##### AVAILABLE DATA

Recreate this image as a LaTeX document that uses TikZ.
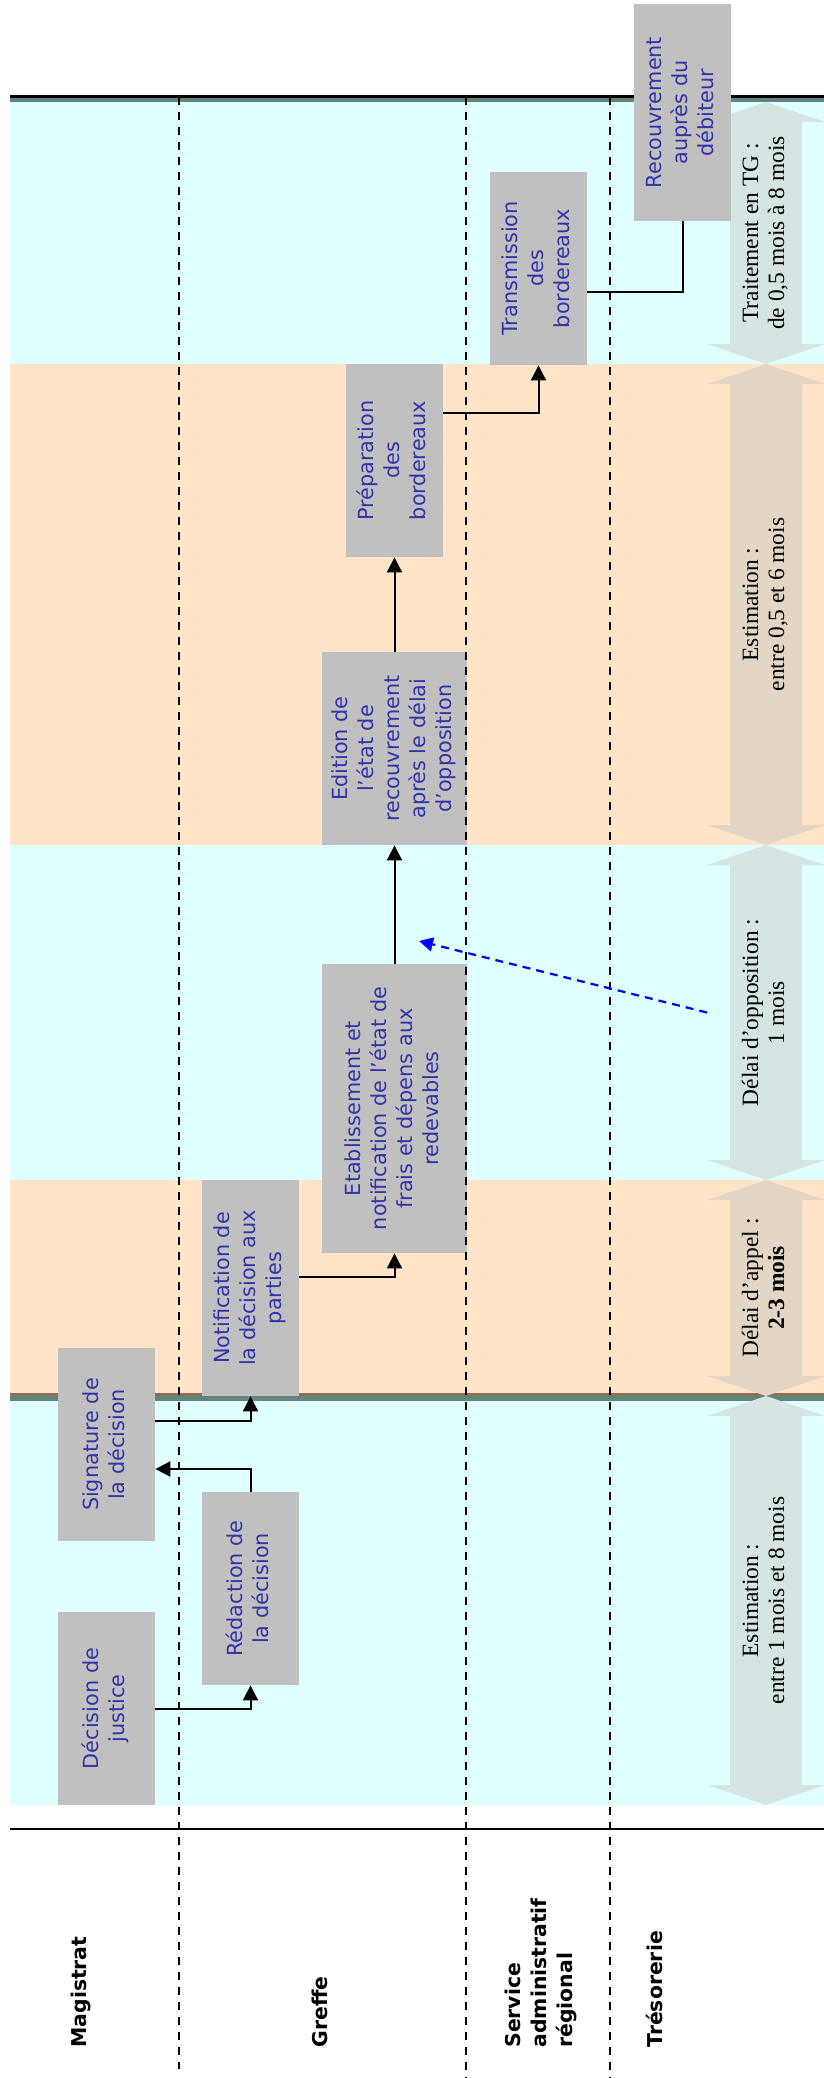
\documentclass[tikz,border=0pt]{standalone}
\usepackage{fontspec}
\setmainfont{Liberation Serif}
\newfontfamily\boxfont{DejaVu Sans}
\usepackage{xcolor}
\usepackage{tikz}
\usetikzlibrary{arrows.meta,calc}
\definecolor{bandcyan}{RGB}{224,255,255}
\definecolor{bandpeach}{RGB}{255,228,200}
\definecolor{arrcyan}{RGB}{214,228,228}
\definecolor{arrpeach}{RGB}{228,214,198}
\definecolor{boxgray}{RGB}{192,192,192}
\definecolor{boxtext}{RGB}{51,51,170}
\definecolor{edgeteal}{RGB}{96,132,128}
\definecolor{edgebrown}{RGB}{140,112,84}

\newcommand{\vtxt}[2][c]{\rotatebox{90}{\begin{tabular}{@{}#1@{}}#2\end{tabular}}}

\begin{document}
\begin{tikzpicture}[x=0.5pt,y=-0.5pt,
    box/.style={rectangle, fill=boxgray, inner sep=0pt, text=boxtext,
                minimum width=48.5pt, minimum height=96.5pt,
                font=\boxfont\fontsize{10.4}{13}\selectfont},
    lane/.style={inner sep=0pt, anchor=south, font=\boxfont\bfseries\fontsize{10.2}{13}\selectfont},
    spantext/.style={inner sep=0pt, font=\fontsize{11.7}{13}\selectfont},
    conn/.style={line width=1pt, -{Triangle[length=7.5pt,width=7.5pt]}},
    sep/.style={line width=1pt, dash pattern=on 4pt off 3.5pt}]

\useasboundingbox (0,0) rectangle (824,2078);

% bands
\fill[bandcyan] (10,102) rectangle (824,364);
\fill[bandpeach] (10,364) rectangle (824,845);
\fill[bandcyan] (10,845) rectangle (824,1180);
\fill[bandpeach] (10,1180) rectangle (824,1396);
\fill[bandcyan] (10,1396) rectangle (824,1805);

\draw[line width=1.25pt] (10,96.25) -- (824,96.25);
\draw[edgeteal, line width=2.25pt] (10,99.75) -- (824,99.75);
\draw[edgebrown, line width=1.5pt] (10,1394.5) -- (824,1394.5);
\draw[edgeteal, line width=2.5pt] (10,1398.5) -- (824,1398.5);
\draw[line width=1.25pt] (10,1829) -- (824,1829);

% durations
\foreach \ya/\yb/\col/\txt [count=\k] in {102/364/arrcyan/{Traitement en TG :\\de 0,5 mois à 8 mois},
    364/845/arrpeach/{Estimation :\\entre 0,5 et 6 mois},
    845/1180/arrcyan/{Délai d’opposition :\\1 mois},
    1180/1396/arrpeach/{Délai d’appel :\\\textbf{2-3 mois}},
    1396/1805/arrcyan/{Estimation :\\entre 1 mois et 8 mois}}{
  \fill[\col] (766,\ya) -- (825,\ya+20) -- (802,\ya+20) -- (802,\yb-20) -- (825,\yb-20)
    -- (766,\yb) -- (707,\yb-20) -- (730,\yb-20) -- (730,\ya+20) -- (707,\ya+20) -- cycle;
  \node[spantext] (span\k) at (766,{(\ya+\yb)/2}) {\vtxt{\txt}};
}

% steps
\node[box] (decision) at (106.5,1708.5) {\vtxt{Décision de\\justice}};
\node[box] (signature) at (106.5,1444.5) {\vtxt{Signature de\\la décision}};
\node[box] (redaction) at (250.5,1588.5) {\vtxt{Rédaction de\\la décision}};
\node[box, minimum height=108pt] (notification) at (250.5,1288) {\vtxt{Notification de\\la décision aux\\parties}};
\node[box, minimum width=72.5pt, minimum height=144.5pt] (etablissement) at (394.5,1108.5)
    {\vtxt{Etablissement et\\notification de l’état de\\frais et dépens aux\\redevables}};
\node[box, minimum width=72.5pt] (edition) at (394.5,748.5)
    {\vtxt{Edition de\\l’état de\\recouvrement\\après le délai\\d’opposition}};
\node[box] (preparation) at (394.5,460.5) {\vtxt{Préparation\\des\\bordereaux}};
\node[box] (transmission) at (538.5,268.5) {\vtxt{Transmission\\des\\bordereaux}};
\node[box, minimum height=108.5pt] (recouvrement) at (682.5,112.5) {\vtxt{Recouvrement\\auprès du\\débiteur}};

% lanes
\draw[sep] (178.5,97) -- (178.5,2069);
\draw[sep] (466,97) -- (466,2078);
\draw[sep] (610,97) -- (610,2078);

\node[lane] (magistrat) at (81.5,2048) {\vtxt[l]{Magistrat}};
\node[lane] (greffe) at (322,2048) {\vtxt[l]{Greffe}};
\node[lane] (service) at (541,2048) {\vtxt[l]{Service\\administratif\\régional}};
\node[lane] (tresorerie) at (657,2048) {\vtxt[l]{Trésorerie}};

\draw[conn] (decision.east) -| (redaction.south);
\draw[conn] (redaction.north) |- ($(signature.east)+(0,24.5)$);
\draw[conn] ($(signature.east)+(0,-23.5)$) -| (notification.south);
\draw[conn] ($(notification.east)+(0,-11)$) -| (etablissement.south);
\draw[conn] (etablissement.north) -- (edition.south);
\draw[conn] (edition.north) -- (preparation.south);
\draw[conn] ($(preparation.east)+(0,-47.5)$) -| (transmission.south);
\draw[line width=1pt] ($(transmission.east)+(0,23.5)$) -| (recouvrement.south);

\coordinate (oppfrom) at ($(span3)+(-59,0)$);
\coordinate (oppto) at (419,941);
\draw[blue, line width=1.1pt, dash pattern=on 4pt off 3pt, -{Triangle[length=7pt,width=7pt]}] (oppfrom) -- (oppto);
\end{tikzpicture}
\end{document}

##########

> _THE PROBLEM_: Repeat the material above verbatim, with no pictures in the output.

> _SOLUTION FOR THIS PROBLEM_:
Recreate this image as a LaTeX document that uses TikZ.
\documentclass[tikz,border=0pt]{standalone}
\usepackage{fontspec}
\setmainfont{Liberation Serif}
\newfontfamily\boxfont{DejaVu Sans}
\usepackage{xcolor}
\usepackage{tikz}
\usetikzlibrary{arrows.meta,calc}
\definecolor{bandcyan}{RGB}{224,255,255}
\definecolor{bandpeach}{RGB}{255,228,200}
\definecolor{arrcyan}{RGB}{214,228,228}
\definecolor{arrpeach}{RGB}{228,214,198}
\definecolor{boxgray}{RGB}{192,192,192}
\definecolor{boxtext}{RGB}{51,51,170}
\definecolor{edgeteal}{RGB}{96,132,128}
\definecolor{edgebrown}{RGB}{140,112,84}

\newcommand{\vtxt}[2][c]{\rotatebox{90}{\begin{tabular}{@{}#1@{}}#2\end{tabular}}}

\begin{document}
\begin{tikzpicture}[x=0.5pt,y=-0.5pt,
    box/.style={rectangle, fill=boxgray, inner sep=0pt, text=boxtext,
                minimum width=48.5pt, minimum height=96.5pt,
                font=\boxfont\fontsize{10.4}{13}\selectfont},
    lane/.style={inner sep=0pt, anchor=south, font=\boxfont\bfseries\fontsize{10.2}{13}\selectfont},
    spantext/.style={inner sep=0pt, font=\fontsize{11.7}{13}\selectfont},
    conn/.style={line width=1pt, -{Triangle[length=7.5pt,width=7.5pt]}},
    sep/.style={line width=1pt, dash pattern=on 4pt off 3.5pt}]

\useasboundingbox (0,0) rectangle (824,2078);

% bands
\fill[bandcyan] (10,102) rectangle (824,364);
\fill[bandpeach] (10,364) rectangle (824,845);
\fill[bandcyan] (10,845) rectangle (824,1180);
\fill[bandpeach] (10,1180) rectangle (824,1396);
\fill[bandcyan] (10,1396) rectangle (824,1805);

\draw[line width=1.25pt] (10,96.25) -- (824,96.25);
\draw[edgeteal, line width=2.25pt] (10,99.75) -- (824,99.75);
\draw[edgebrown, line width=1.5pt] (10,1394.5) -- (824,1394.5);
\draw[edgeteal, line width=2.5pt] (10,1398.5) -- (824,1398.5);
\draw[line width=1.25pt] (10,1829) -- (824,1829);

% durations
\foreach \ya/\yb/\col/\txt [count=\k] in {102/364/arrcyan/{Traitement en TG :\\de 0,5 mois à 8 mois},
    364/845/arrpeach/{Estimation :\\entre 0,5 et 6 mois},
    845/1180/arrcyan/{Délai d’opposition :\\1 mois},
    1180/1396/arrpeach/{Délai d’appel :\\\textbf{2-3 mois}},
    1396/1805/arrcyan/{Estimation :\\entre 1 mois et 8 mois}}{
  \fill[\col] (766,\ya) -- (825,\ya+20) -- (802,\ya+20) -- (802,\yb-20) -- (825,\yb-20)
    -- (766,\yb) -- (707,\yb-20) -- (730,\yb-20) -- (730,\ya+20) -- (707,\ya+20) -- cycle;
  \node[spantext] (span\k) at (766,{(\ya+\yb)/2}) {\vtxt{\txt}};
}

% steps
\node[box] (decision) at (106.5,1708.5) {\vtxt{Décision de\\justice}};
\node[box] (signature) at (106.5,1444.5) {\vtxt{Signature de\\la décision}};
\node[box] (redaction) at (250.5,1588.5) {\vtxt{Rédaction de\\la décision}};
\node[box, minimum height=108pt] (notification) at (250.5,1288) {\vtxt{Notification de\\la décision aux\\parties}};
\node[box, minimum width=72.5pt, minimum height=144.5pt] (etablissement) at (394.5,1108.5)
    {\vtxt{Etablissement et\\notification de l’état de\\frais et dépens aux\\redevables}};
\node[box, minimum width=72.5pt] (edition) at (394.5,748.5)
    {\vtxt{Edition de\\l’état de\\recouvrement\\après le délai\\d’opposition}};
\node[box] (preparation) at (394.5,460.5) {\vtxt{Préparation\\des\\bordereaux}};
\node[box] (transmission) at (538.5,268.5) {\vtxt{Transmission\\des\\bordereaux}};
\node[box, minimum height=108.5pt] (recouvrement) at (682.5,112.5) {\vtxt{Recouvrement\\auprès du\\débiteur}};

% lanes
\draw[sep] (178.5,97) -- (178.5,2069);
\draw[sep] (466,97) -- (466,2078);
\draw[sep] (610,97) -- (610,2078);

\node[lane] (magistrat) at (81.5,2048) {\vtxt[l]{Magistrat}};
\node[lane] (greffe) at (322,2048) {\vtxt[l]{Greffe}};
\node[lane] (service) at (541,2048) {\vtxt[l]{Service\\administratif\\régional}};
\node[lane] (tresorerie) at (657,2048) {\vtxt[l]{Trésorerie}};

\draw[conn] (decision.east) -| (redaction.south);
\draw[conn] (redaction.north) |- ($(signature.east)+(0,24.5)$);
\draw[conn] ($(signature.east)+(0,-23.5)$) -| (notification.south);
\draw[conn] ($(notification.east)+(0,-11)$) -| (etablissement.south);
\draw[conn] (etablissement.north) -- (edition.south);
\draw[conn] (edition.north) -- (preparation.south);
\draw[conn] ($(preparation.east)+(0,-47.5)$) -| (transmission.south);
\draw[line width=1pt] ($(transmission.east)+(0,23.5)$) -| (recouvrement.south);

\coordinate (oppfrom) at ($(span3)+(-59,0)$);
\coordinate (oppto) at (419,941);
\draw[blue, line width=1.1pt, dash pattern=on 4pt off 3pt, -{Triangle[length=7pt,width=7pt]}] (oppfrom) -- (oppto);
\end{tikzpicture}
\end{document}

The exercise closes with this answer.